#### [WRITTEN INSTRUCTION]
Begin with the first line and repeat exactly through the line containing "97.3, 96.6, 96.6]"; leave every image out.

#### [SOURCE DATA]
-----

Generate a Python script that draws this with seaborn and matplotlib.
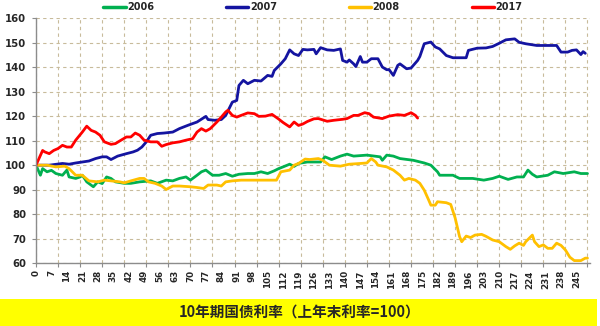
import matplotlib
matplotlib.use("Agg")
import matplotlib.pyplot as plt
from matplotlib.patches import Rectangle
import seaborn as sns
import pandas as pd

# Trading-day index and yield index (previous year-end = 100) for each year
days_2006 = [0, 2, 3, 5, 7, 9, 12, 14, 15, 18, 20, 21, 23, 26, 28, 30, 32, 34, 36, 40,
             43, 47, 52, 55, 59, 62, 65, 68, 70, 73, 75, 77, 80, 83, 86, 89, 92, 96, 99, 102,
             105, 108, 110, 112, 115, 117, 119, 123, 129, 131, 134, 138, 141, 144, 150, 156, 157, 159, 162, 165,
             171, 176, 179, 182, 183, 189, 192, 198, 203, 207, 210, 214, 218, 221, 223, 225, 227, 232, 235, 239,
             244, 247, 250]
vals_2006 = [100, 95.9, 98.6, 97.3, 97.9, 96.6, 95.9, 98.0, 95.2, 94.6, 95.2, 95.9, 93.2, 91.2, 93.2, 92.5, 95.2, 94.6, 93.2, 92.6,
             92.6, 93.2, 93.6, 92.6, 93.9, 93.6, 94.6, 95.2, 93.9, 95.9, 97.3, 98.0, 95.9, 95.9, 96.6, 95.5, 96.3, 96.6, 96.6, 97.3,
             96.6, 97.7, 98.6, 99.3, 100.4, 99.5, 100.7, 101.3, 101.3, 103.4, 102.3, 103.7, 104.5, 103.7, 104.1, 103.4, 102.0, 104.1, 103.7, 102.7,
             102.0, 100.9, 100.0, 97.3, 95.9, 95.9, 94.6, 94.6, 93.9, 94.6, 95.5, 94.2, 95.2, 95.2, 98.0, 96.3, 95.2, 95.9, 97.3, 96.6,
             97.3, 96.6, 96.6]

days_2007 = [0, 6, 12, 15, 18, 21, 24, 27, 30, 32, 34, 37, 41, 44, 46, 48, 50, 52, 55, 58,
             62, 65, 69, 73, 77, 78, 81, 84, 86, 89, 91, 92, 94, 96, 99, 102, 105, 107, 108, 111,
             113, 115, 117, 119, 121, 123, 126, 127, 129, 132, 135, 138, 139, 141, 142, 144, 145, 147, 148, 150,
             152, 155, 157, 159, 160, 162, 164, 165, 168, 170, 173, 174, 176, 179, 181, 183, 186, 189, 195, 196,
             200, 204, 207, 210, 213, 217, 219, 222, 227, 232, 236, 238, 241, 243, 245, 247, 248, 249]
vals_2007 = [100, 100, 100.7, 100.4, 100.9, 101.3, 101.7, 102.7, 103.4, 103.4, 102.3, 103.7, 104.7, 105.4, 106.1, 107.4, 109.5, 112.2, 112.9, 113.1,
             113.5, 114.9, 116.3, 117.6, 119.9, 118.6, 118.3, 118.6, 120.3, 125.7, 126.4, 132.5, 134.6, 133.2, 134.6, 134.3, 136.6, 136.2, 138.6, 141.3,
             143.4, 147.0, 145.4, 144.7, 147.2, 147.0, 147.2, 145.4, 147.9, 147.0, 146.8, 147.4, 142.7, 142.0, 142.9, 141.3, 140.2, 144.3, 142.0, 142.0,
             143.4, 143.4, 140.0, 138.9, 139.0, 136.6, 140.7, 141.3, 139.3, 139.6, 142.7, 144.3, 149.5, 150.2, 148.2, 147.4, 144.7, 143.8, 143.8, 146.8,
             147.7, 147.8, 148.4, 149.7, 151.1, 151.5, 150.1, 149.5, 148.8, 148.8, 148.8, 146.1, 146.1, 146.8, 147.0, 145.1, 146.3, 145.6]

days_2008 = [0, 5, 9, 13, 15, 18, 21, 24, 28, 31, 34, 38, 40, 43, 47, 49, 51, 54, 57, 59,
             62, 65, 70, 73, 76, 78, 82, 84, 86, 89, 93, 99, 105, 109, 111, 115, 117, 119, 122, 124,
             128, 130, 133, 138, 142, 147, 150, 152, 154, 155, 159, 162, 165, 167, 169, 172, 174, 176, 178, 179,
             181, 182, 186, 188, 190, 192, 193, 195, 197, 199, 202, 204, 207, 210, 213, 215, 217, 219, 221, 222,
             225, 226, 228, 230, 232, 234, 236, 238, 240, 242, 244, 247, 249, 250]
vals_2008 = [100, 100, 99.3, 99.6, 98.6, 95.9, 95.9, 93.6, 93.2, 93.9, 93.6, 93.2, 92.8, 93.6, 94.6, 94.6, 93.2, 92.6, 91.5, 90.1,
             91.5, 91.5, 91.2, 90.9, 90.5, 91.9, 91.9, 91.5, 93.2, 93.6, 93.9, 93.9, 93.9, 93.9, 97.3, 98.0, 100.0, 100.7, 102.5, 102.3,
             102.7, 102.0, 100.0, 99.6, 100.4, 100.7, 100.9, 102.7, 101.3, 100.0, 99.3, 98.0, 95.9, 93.9, 94.6, 93.9, 92.6, 89.8, 85.8, 83.7,
             83.7, 85.1, 84.7, 84.0, 78.5, 70.9, 68.8, 71.1, 70.5, 71.5, 71.8, 71.0, 69.5, 68.8, 66.8, 65.7, 67.1, 68.2, 67.3, 68.8,
             71.5, 68.8, 66.8, 67.5, 66.1, 66.1, 68.2, 67.3, 65.4, 62.5, 61.1, 61.1, 62.1, 62.1]

days_2017 = [0, 3, 4, 6, 8, 10, 12, 14, 16, 18, 21, 23, 25, 27, 29, 31, 34, 36, 38, 41,
             43, 45, 47, 49, 52, 55, 57, 59, 62, 65, 68, 71, 73, 75, 77, 79, 82, 84, 86, 87,
             89, 91, 93, 96, 99, 101, 104, 107, 110, 112, 115, 117, 119, 121, 123, 126, 128, 132, 135, 139,
             141, 144, 146, 149, 151, 153, 157, 160, 164, 167, 169, 170, 172, 173]
vals_2017 = [100, 106.0, 105.4, 104.7, 106.0, 106.8, 108.1, 107.4, 107.4, 110.2, 113.5, 115.9, 114.2, 113.5, 112.2, 109.5, 108.5, 108.8, 109.9, 111.5,
             111.5, 113.1, 112.2, 110.2, 109.5, 109.5, 107.7, 108.4, 109.1, 109.5, 110.2, 110.8, 113.5, 114.9, 113.9, 114.9, 117.6, 119.6, 121.7, 122.4,
             120.3, 119.6, 120.3, 121.3, 121.0, 119.9, 120.0, 120.7, 118.8, 117.4, 115.6, 117.6, 116.2, 116.8, 117.8, 118.9, 119.0, 117.9, 118.3, 118.7,
             119.0, 120.3, 120.3, 121.4, 121.0, 119.6, 119.0, 120.0, 120.6, 120.3, 121.0, 121.4, 120.3, 119.2]

years = ["2006", "2007", "2008", "2017"]
colors = ["#00B050", "#1414A0", "#FFC000", "#FF0000"]
title = "10年期国债利率（上年末利率=100）"
ytick_vals = list(range(60, 161, 10))
xtick_labels = list(range(0, 246, 7))

frames = []
for yr, d, v in zip(years, [days_2006, days_2007, days_2008, days_2017],
                    [vals_2006, vals_2007, vals_2008, vals_2017]):
    frames.append(pd.DataFrame({"day": d, "value": v, "year": yr}))
df = pd.concat(frames, ignore_index=True)

sns.set_theme(style="white")
plt.rcParams["font.family"] = ["DejaVu Sans"]

fig = plt.figure(figsize=(6.0, 3.26), dpi=100)
fig.patch.set_facecolor("white")
ax = fig.add_axes([36 / 600, 1 - 263.3 / 326, 553.7 / 600, 245.3 / 326])

sns.lineplot(data=df, x="day", y="value", hue="year", hue_order=years,
             palette=colors, linewidth=2.0, estimator=None, sort=False, ax=ax)

ax.set_xlim(0, 251)
ax.set_ylim(60, 160)
ax.set_xlabel("")
ax.set_ylabel("")

# labelled day ticks every 7, grid and tick marks every 10
ax.xaxis.remove_overlapping_locs = False
ax.set_xticks(xtick_labels)
ax.set_xticklabels([str(t) for t in xtick_labels], rotation=90,
                   fontsize=6.3, fontweight="bold")
ax.set_xticks(list(range(0, 251, 10)), minor=True)
ax.tick_params(axis="x", which="major", length=0, pad=5)
ax.tick_params(axis="x", which="minor", length=3, width=0.8, color="#8c8c8c", bottom=True)

ax.set_yticks(ytick_vals)
ax.set_yticklabels([str(t) for t in ytick_vals], fontsize=7.3, fontweight="bold")
ax.tick_params(axis="y", which="major", length=3, width=0.8, color="#8c8c8c", pad=4, left=True)

grid_kw = dict(color="#c8bb9b", linestyle=(0, (3, 3)), linewidth=0.8)
ax.grid(False)
ax.xaxis.grid(True, which="minor", **grid_kw)
ax.yaxis.grid(True, which="major", **grid_kw)
ax.set_axisbelow(True)

for side in ["top", "right"]:
    ax.spines[side].set_visible(False)
for side in ["left", "bottom"]:
    ax.spines[side].set_color("#8c8c8c")
    ax.spines[side].set_linewidth(1.0)

sns.move_legend(ax, "center", bbox_to_anchor=(0.5, 1.045), ncol=4, frameon=False,
                title=None, prop={"weight": "bold", "size": 7},
                handlelength=2.3, handletextpad=0.15, columnspacing=7.4)
for line in ax.get_legend().get_lines():
    line.set_linewidth(2.5)

# yellow caption band
fig.patches.append(Rectangle((0, 0), 597 / 600, 27 / 326, transform=fig.transFigure,
                             facecolor="#FFFF00", edgecolor="none", zorder=0))
fig.text(0.5, 13.5 / 326, title, ha="center", va="center", fontsize=10.5,
         fontweight="bold", family=["Noto Sans CJK SC", "DejaVu Sans"])

fig.savefig("out.png", dpi=100, facecolor="white")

-----

#### [SOLUTION FOR THIS TASK]
Generate a Python script that draws this with seaborn and matplotlib.
import matplotlib
matplotlib.use("Agg")
import matplotlib.pyplot as plt
from matplotlib.patches import Rectangle
import seaborn as sns
import pandas as pd

# Trading-day index and yield index (previous year-end = 100) for each year
days_2006 = [0, 2, 3, 5, 7, 9, 12, 14, 15, 18, 20, 21, 23, 26, 28, 30, 32, 34, 36, 40,
             43, 47, 52, 55, 59, 62, 65, 68, 70, 73, 75, 77, 80, 83, 86, 89, 92, 96, 99, 102,
             105, 108, 110, 112, 115, 117, 119, 123, 129, 131, 134, 138, 141, 144, 150, 156, 157, 159, 162, 165,
             171, 176, 179, 182, 183, 189, 192, 198, 203, 207, 210, 214, 218, 221, 223, 225, 227, 232, 235, 239,
             244, 247, 250]
vals_2006 = [100, 95.9, 98.6, 97.3, 97.9, 96.6, 95.9, 98.0, 95.2, 94.6, 95.2, 95.9, 93.2, 91.2, 93.2, 92.5, 95.2, 94.6, 93.2, 92.6,
             92.6, 93.2, 93.6, 92.6, 93.9, 93.6, 94.6, 95.2, 93.9, 95.9, 97.3, 98.0, 95.9, 95.9, 96.6, 95.5, 96.3, 96.6, 96.6, 97.3,
             96.6, 97.7, 98.6, 99.3, 100.4, 99.5, 100.7, 101.3, 101.3, 103.4, 102.3, 103.7, 104.5, 103.7, 104.1, 103.4, 102.0, 104.1, 103.7, 102.7,
             102.0, 100.9, 100.0, 97.3, 95.9, 95.9, 94.6, 94.6, 93.9, 94.6, 95.5, 94.2, 95.2, 95.2, 98.0, 96.3, 95.2, 95.9, 97.3, 96.6,
             97.3, 96.6, 96.6]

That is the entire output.